> Data

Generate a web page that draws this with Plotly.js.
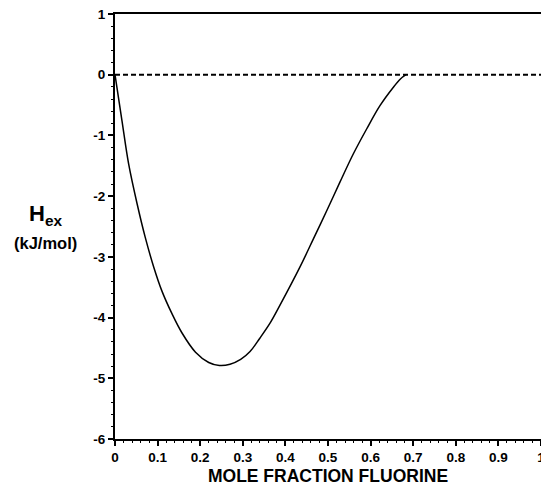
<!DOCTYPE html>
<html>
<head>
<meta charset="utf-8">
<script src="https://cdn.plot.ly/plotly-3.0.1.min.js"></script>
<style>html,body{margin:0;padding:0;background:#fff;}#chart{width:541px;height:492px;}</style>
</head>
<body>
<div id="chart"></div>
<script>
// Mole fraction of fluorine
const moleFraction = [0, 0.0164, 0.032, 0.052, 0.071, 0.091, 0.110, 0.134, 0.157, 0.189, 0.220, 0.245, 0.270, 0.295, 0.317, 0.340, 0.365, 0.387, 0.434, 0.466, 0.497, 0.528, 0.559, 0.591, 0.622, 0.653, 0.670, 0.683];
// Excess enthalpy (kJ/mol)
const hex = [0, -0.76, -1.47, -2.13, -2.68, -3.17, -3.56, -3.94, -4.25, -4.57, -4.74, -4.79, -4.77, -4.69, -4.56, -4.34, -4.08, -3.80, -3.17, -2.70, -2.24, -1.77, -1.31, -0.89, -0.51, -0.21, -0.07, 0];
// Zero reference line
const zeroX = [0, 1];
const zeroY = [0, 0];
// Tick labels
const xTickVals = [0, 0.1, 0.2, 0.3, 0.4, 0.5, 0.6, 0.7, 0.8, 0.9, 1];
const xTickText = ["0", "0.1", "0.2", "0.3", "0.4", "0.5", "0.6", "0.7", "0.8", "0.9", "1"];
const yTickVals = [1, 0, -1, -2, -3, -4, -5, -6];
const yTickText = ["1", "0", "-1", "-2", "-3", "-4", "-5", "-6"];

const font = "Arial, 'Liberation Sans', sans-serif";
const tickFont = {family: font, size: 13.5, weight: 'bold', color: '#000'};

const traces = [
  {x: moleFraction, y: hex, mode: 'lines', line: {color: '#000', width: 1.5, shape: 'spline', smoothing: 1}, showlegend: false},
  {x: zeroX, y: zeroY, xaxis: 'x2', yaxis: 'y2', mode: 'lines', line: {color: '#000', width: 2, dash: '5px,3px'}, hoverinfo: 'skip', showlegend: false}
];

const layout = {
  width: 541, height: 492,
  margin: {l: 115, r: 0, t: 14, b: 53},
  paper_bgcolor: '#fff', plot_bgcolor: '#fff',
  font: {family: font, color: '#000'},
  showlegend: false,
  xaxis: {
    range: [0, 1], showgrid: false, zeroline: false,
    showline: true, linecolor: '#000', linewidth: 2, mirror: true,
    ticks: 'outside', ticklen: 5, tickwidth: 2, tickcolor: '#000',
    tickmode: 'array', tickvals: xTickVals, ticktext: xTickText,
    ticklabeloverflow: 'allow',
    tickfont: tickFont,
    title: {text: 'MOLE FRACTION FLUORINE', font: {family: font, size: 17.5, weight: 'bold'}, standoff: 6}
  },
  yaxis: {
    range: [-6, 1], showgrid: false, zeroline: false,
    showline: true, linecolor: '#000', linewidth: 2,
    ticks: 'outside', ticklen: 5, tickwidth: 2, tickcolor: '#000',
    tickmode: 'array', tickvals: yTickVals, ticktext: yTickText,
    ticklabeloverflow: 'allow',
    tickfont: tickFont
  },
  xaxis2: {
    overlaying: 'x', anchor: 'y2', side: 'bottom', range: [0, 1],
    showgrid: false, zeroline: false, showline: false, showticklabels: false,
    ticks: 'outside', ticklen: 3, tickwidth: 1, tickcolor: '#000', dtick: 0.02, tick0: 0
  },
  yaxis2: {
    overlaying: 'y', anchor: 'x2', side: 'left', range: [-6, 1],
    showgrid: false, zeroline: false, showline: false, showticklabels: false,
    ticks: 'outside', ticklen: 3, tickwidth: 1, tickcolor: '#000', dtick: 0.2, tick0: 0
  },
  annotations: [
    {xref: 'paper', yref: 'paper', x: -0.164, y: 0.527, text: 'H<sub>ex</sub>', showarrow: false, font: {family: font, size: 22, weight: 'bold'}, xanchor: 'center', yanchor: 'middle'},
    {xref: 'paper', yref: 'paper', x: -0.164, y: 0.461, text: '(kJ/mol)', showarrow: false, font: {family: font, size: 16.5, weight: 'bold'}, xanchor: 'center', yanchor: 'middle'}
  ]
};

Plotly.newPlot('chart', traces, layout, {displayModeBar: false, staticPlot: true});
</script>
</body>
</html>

> Goal of the exercise
Write out every line above exactly as it is, leaving out the pictures.

> Solution to this exercise
Generate a web page that draws this with Plotly.js.
<!DOCTYPE html>
<html>
<head>
<meta charset="utf-8">
<script src="https://cdn.plot.ly/plotly-3.0.1.min.js"></script>
<style>html,body{margin:0;padding:0;background:#fff;}#chart{width:541px;height:492px;}</style>
</head>
<body>
<div id="chart"></div>
<script>
// Mole fraction of fluorine
const moleFraction = [0, 0.0164, 0.032, 0.052, 0.071, 0.091, 0.110, 0.134, 0.157, 0.189, 0.220, 0.245, 0.270, 0.295, 0.317, 0.340, 0.365, 0.387, 0.434, 0.466, 0.497, 0.528, 0.559, 0.591, 0.622, 0.653, 0.670, 0.683];
// Excess enthalpy (kJ/mol)
const hex = [0, -0.76, -1.47, -2.13, -2.68, -3.17, -3.56, -3.94, -4.25, -4.57, -4.74, -4.79, -4.77, -4.69, -4.56, -4.34, -4.08, -3.80, -3.17, -2.70, -2.24, -1.77, -1.31, -0.89, -0.51, -0.21, -0.07, 0];
// Zero reference line
const zeroX = [0, 1];
const zeroY = [0, 0];
// Tick labels
const xTickVals = [0, 0.1, 0.2, 0.3, 0.4, 0.5, 0.6, 0.7, 0.8, 0.9, 1];
const xTickText = ["0", "0.1", "0.2", "0.3", "0.4", "0.5", "0.6", "0.7", "0.8", "0.9", "1"];
const yTickVals = [1, 0, -1, -2, -3, -4, -5, -6];
const yTickText = ["1", "0", "-1", "-2", "-3", "-4", "-5", "-6"];

const font = "Arial, 'Liberation Sans', sans-serif";
const tickFont = {family: font, size: 13.5, weight: 'bold', color: '#000'};

const traces = [
  {x: moleFraction, y: hex, mode: 'lines', line: {color: '#000', width: 1.5, shape: 'spline', smoothing: 1}, showlegend: false},
  {x: zeroX, y: zeroY, xaxis: 'x2', yaxis: 'y2', mode: 'lines', line: {color: '#000', width: 2, dash: '5px,3px'}, hoverinfo: 'skip', showlegend: false}
];

const layout = {
  width: 541, height: 492,
  margin: {l: 115, r: 0, t: 14, b: 53},
  paper_bgcolor: '#fff', plot_bgcolor: '#fff',
  font: {family: font, color: '#000'},
  showlegend: false,
  xaxis: {
    range: [0, 1], showgrid: false, zeroline: false,
    showline: true, linecolor: '#000', linewidth: 2, mirror: true,
    ticks: 'outside', ticklen: 5, tickwidth: 2, tickcolor: '#000',
    tickmode: 'array', tickvals: xTickVals, ticktext: xTickText,
    ticklabeloverflow: 'allow',
    tickfont: tickFont,
    title: {text: 'MOLE FRACTION FLUORINE', font: {family: font, size: 17.5, weight: 'bold'}, standoff: 6}
  },
  yaxis: {
    range: [-6, 1], showgrid: false, zeroline: false,
    showline: true, linecolor: '#000', linewidth: 2,
    ticks: 'outside', ticklen: 5, tickwidth: 2, tickcolor: '#000',
    tickmode: 'array', tickvals: yTickVals, ticktext: yTickText,
    ticklabeloverflow: 'allow',
    tickfont: tickFont
  },
  xaxis2: {
    overlaying: 'x', anchor: 'y2', side: 'bottom', range: [0, 1],
    showgrid: false, zeroline: false, showline: false, showticklabels: false,
    ticks: 'outside', ticklen: 3, tickwidth: 1, tickcolor: '#000', dtick: 0.02, tick0: 0
  },
  yaxis2: {
    overlaying: 'y', anchor: 'x2', side: 'left', range: [-6, 1],
    showgrid: false, zeroline: false, showline: false, showticklabels: false,
    ticks: 'outside', ticklen: 3, tickwidth: 1, tickcolor: '#000', dtick: 0.2, tick0: 0
  },
  annotations: [
    {xref: 'paper', yref: 'paper', x: -0.164, y: 0.527, text: 'H<sub>ex</sub>', showarrow: false, font: {family: font, size: 22, weight: 'bold'}, xanchor: 'center', yanchor: 'middle'},
    {xref: 'paper', yref: 'paper', x: -0.164, y: 0.461, text: '(kJ/mol)', showarrow: false, font: {family: font, size: 16.5, weight: 'bold'}, xanchor: 'center', yanchor: 'middle'}
  ]
};

Plotly.newPlot('chart', traces, layout, {displayModeBar: false, staticPlot: true});
</script>
</body>
</html>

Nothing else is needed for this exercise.